I am not pro-censorship. I am pro-history and social awareness. I know about slavery. I know it happened, and I know how horrifying it was. But while I also support the idea of telling stories about it, much like I support making films about the Holocaust, when this extreme level of violence is deemed necessary, I view it as exploitative, as a cheap way of getting us to feel. So that we can then leave the theater, shaking our heads at the horror of it all, feeling proud of ourselves for having made it through.

And then we turn on the Real Housewives.

While yet another school shooting just happened. While the environmental situation borders on catastrophic. While no one votes.

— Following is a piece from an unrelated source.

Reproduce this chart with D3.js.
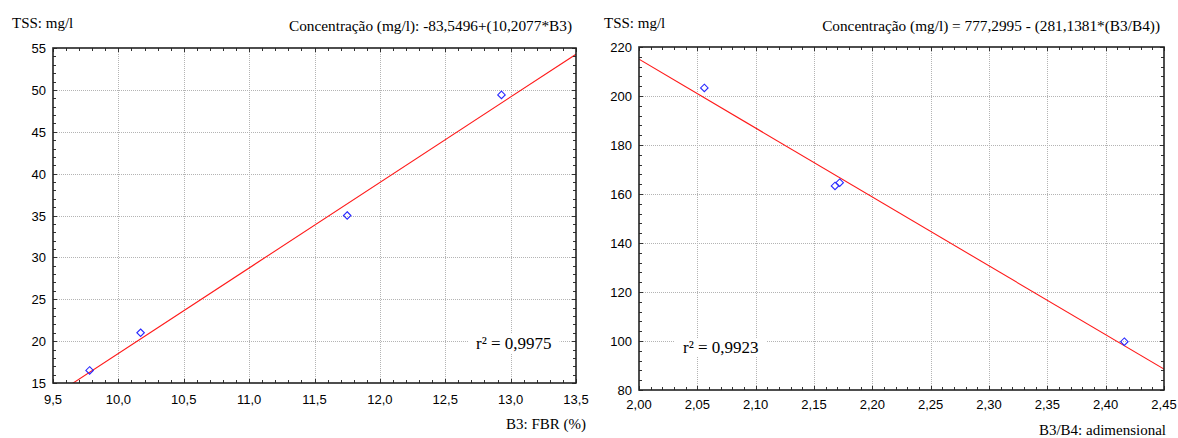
<!DOCTYPE html>
<html>
<head>
<meta charset="utf-8">
<script src="https://cdn.jsdelivr.net/npm/d3@7"></script>
<style>
  html, body { margin: 0; padding: 0; background: #fff; }
  svg { display: block; }
  .serif { font-family: "Liberation Serif", "Times New Roman", serif; fill: #000; }
  .tick-label { font-family: "Liberation Sans", Arial, sans-serif; font-size: 13px; fill: #000; }
</style>
</head>
<body>
<svg id="chart" width="1178" height="438"></svg>
<script>
// Observations: B3 reflectance (FBR, %) vs. total suspended solids
const fbrB3 = [9.78, 10.17, 11.75, 12.93];
const tssFbr = [16.5, 21.0, 35.0, 49.4];
// Observations: B3/B4 band ratio vs. total suspended solids
const ratioB3B4 = [2.056, 2.168, 2.172, 2.416];
const tssRatio = [203.3, 163.3, 164.6, 99.7];

// Linear fit coefficients
const fitFbr = [-83.5496, 10.2077];
const fitRatio = [777.2995, -281.1381];

// Axis tick values
const xTicksFbr = [9.5, 10.0, 10.5, 11.0, 11.5, 12.0, 12.5, 13.0, 13.5];
const yTicksFbr = [15, 20, 25, 30, 35, 40, 45, 50, 55];
const xTicksRatio = [2.00, 2.05, 2.10, 2.15, 2.20, 2.25, 2.30, 2.35, 2.40, 2.45];
const yTicksRatio = [80, 100, 120, 140, 160, 180, 200, 220];

const svg = d3.select("#chart");
const comma = (digits) => (v) => d3.format("." + digits + "f")(v).replace(".", ",");

function minorValues(ticks, parts) {
  const out = [];
  for (let i = 0; i < ticks.length - 1; i++) {
    const step = (ticks[i + 1] - ticks[i]) / parts;
    for (let k = 1; k < parts; k++) out.push(ticks[i] + k * step);
  }
  return out;
}

function panel(o) {
  const g = svg.append("g");
  const x = d3.scaleLinear().domain([o.xTicks[0], o.xTicks[o.xTicks.length - 1]]).range([o.left, o.right]);
  const y = d3.scaleLinear().domain([o.yTicks[0], o.yTicks[o.yTicks.length - 1]]).range([o.bottom, o.top]);

  // dotted grid
  const grid = g.append("g").attr("stroke", "#b4b4b4").attr("stroke-width", 1).attr("stroke-dasharray", "1,1");
  grid.selectAll("line.gx").data(o.xTicks.slice(1, -1)).join("line")
    .attr("x1", d => Math.round(x(d)) + 0.5).attr("x2", d => Math.round(x(d)) + 0.5)
    .attr("y1", o.top).attr("y2", o.bottom);
  grid.selectAll("line.gy").data(o.yTicks.slice(1, -1)).join("line")
    .attr("y1", d => Math.round(y(d)) + 0.5).attr("y2", d => Math.round(y(d)) + 0.5)
    .attr("x1", o.left).attr("x2", o.right);

  // r² label on a white patch, interrupting the grid
  const r2 = g.append("text").attr("class", "serif")
    .attr("x", o.r2x).attr("y", o.r2y).attr("font-size", 17)
    .text("r² = " + o.r2);
  const bb = r2.node().getBBox();
  g.insert("rect", "text").attr("x", bb.x - 8).attr("y", bb.y).attr("width", bb.width + 16)
    .attr("height", bb.height).attr("fill", "#fff");

  // fitted line, clipped to the plot area
  const clipId = "clip" + o.id;
  svg.append("clipPath").attr("id", clipId).append("rect")
    .attr("x", o.left).attr("y", o.top).attr("width", o.right - o.left).attr("height", o.bottom - o.top);
  const xd = x.domain();
  const fitPts = xd.map(v => [v, o.fit[0] + o.fit[1] * v]);
  g.append("path").attr("clip-path", "url(#" + clipId + ")")
    .attr("d", d3.line().x(d => x(d[0])).y(d => y(d[1]))(fitPts))
    .attr("fill", "none").attr("stroke", "#ff1a1a").attr("stroke-width", 1.1);

  // data markers (open diamonds)
  const pts = o.xs.map((v, i) => [v, o.ys[i]]);
  g.selectAll("path.pt").data(pts).join("path")
    .attr("d", d3.symbol(d3.symbolDiamond2, 36)())
    .attr("transform", d => "translate(" + x(d[0]) + "," + y(d[1]) + ")")
    .attr("fill", "none").attr("stroke", "#2a2aff").attr("stroke-width", 1.1);

  // inward ticks on all four sides
  const tk = g.append("g").attr("stroke", "#333").attr("stroke-width", 1);
  const xMinor = minorValues(o.xTicks, 5), yMinor = minorValues(o.yTicks, 5);
  const addX = (vals, len) => {
    vals.forEach(v => {
      const px = Math.round(x(v)) + 0.5;
      tk.append("line").attr("x1", px).attr("x2", px).attr("y1", o.bottom).attr("y2", o.bottom - len);
      tk.append("line").attr("x1", px).attr("x2", px).attr("y1", o.top).attr("y2", o.top + len);
    });
  };
  const addY = (vals, len) => {
    vals.forEach(v => {
      const py = Math.round(y(v)) + 0.5;
      tk.append("line").attr("y1", py).attr("y2", py).attr("x1", o.left).attr("x2", o.left + len);
      tk.append("line").attr("y1", py).attr("y2", py).attr("x1", o.right).attr("x2", o.right - len);
    });
  };
  addX(xMinor, 3); addX(o.xTicks, 4);
  addY(yMinor, 3); addY(o.yTicks, 4);

  // frame
  g.append("rect").attr("x", o.left).attr("y", o.top).attr("width", o.right - o.left)
    .attr("height", o.bottom - o.top).attr("fill", "none").attr("stroke", "#222").attr("stroke-width", 1.6);

  // tick labels
  g.selectAll("text.xl").data(o.xTicks).join("text").attr("class", "tick-label")
    .attr("x", d => x(d)).attr("y", o.bottom + o.xLabelGap).attr("text-anchor", "middle").text(comma(o.xDigits));
  g.selectAll("text.yl").data(o.yTicks).join("text").attr("class", "tick-label")
    .attr("x", o.left - 7).attr("y", d => y(d) + 5).attr("text-anchor", "end").text(d => d);

  // titles
  g.append("text").attr("class", "serif").attr("font-size", 15)
    .attr("x", o.yTitleX).attr("y", 28).text("TSS: mg/l");
  g.append("text").attr("class", "serif").attr("font-size", 15.3).attr("text-anchor", "end")
    .attr("x", o.right - 4).attr("y", 31).text(o.formula);
  g.append("text").attr("class", "serif").attr("font-size", 15).attr("text-anchor", "end")
    .attr("x", o.xTitleX).attr("y", o.xTitleY).text(o.xTitle);
}

panel({
  id: "a", left: 53, right: 576, top: 48, bottom: 383, xLabelGap: 21,
  xTicks: xTicksFbr, yTicks: yTicksFbr, xDigits: 1,
  xs: fbrB3, ys: tssFbr, fit: fitFbr, r2: "0,9975", r2x: 476, r2y: 349,
  yTitleX: 12, formula: "Concentração (mg/l): -83,5496+(10,2077*B3)",
  xTitle: "B3: FBR (%)", xTitleX: 586, xTitleY: 429
});

panel({
  id: "b", left: 639, right: 1164, top: 47, bottom: 390, xLabelGap: 19,
  xTicks: xTicksRatio, yTicks: yTicksRatio, xDigits: 2,
  xs: ratioB3B4, ys: tssRatio, fit: fitRatio, r2: "0,9923", r2x: 683, r2y: 353,
  yTitleX: 604, formula: "Concentração (mg/l) = 777,2995 - (281,1381*(B3/B4))",
  xTitle: "B3/B4: adimensional", xTitleX: 1166, xTitleY: 435
});
</script>
</body>
</html>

Perhaps, in addition to focusing on the horrifying crimes legal in America during the nineteenth century, we can also talk about human trafficking happening today (14,500-17,500 people are estimated to be trafficked into the United States each year, and half of those are said to be children, and 800,000 people are trafficked worldwide each year. Want to read more?). There is more than enough talent out there for movies to be made about all difficult subjects, and I would love a balance of films set in the past (slavery, Holocaust, et cetera), present (human trafficking, child soldiers, et cetera), and future (caste systems, digital surveillance, genetic modification, et cetera), since movies seem to be one of the few ways to bring awareness to anything these days.

And for all these films, regardless of the subject matter, I’m questioning the productivity of featuring this amount of violence when telling the story. Because, much like when a woman shows her boob, it’s all you remember (Hello, Janet). When there is this much violence, not only does that become what is remembered, but it also makes it okay to show this amount of violence, and then next time, we can show more. Which is, perversely, one more step in forging our apathy and desensitization. Psychological research suggests that the more often we see representations of egregious forms of violence, the more we become indifferent to them.

The common definition of a splatter film or gore film is a type of horror film that deliberately focuses on graphic portrayals of gore and graphic violence. To quote Wikipedia, “These films, through the use of special effects, tend to display an overt interest in the vulnerability of the human body and the theatricality of its mutilation.” Could it not be argued that this happens, over and over, in 12 Years a Slave? And that one of the drawbacks to this violence is the way it upstages the very narrative it is intended to support?

Perhaps, instead of feeling the need to show us scene after scene of horrifying and unrelenting violence, we could focus on learning how to feel after leaving the multiplex.

Perhaps we should wonder why it feels good to feel bad.

Perhaps we should wonder why it is okay to show such extraordinary and horrific cruelty in a film and yet a woman can’t show a breast on television.

Perhaps we should wonder why a film where almost every other scene depicts such inhumane cruelty is deemed not only important but necessary.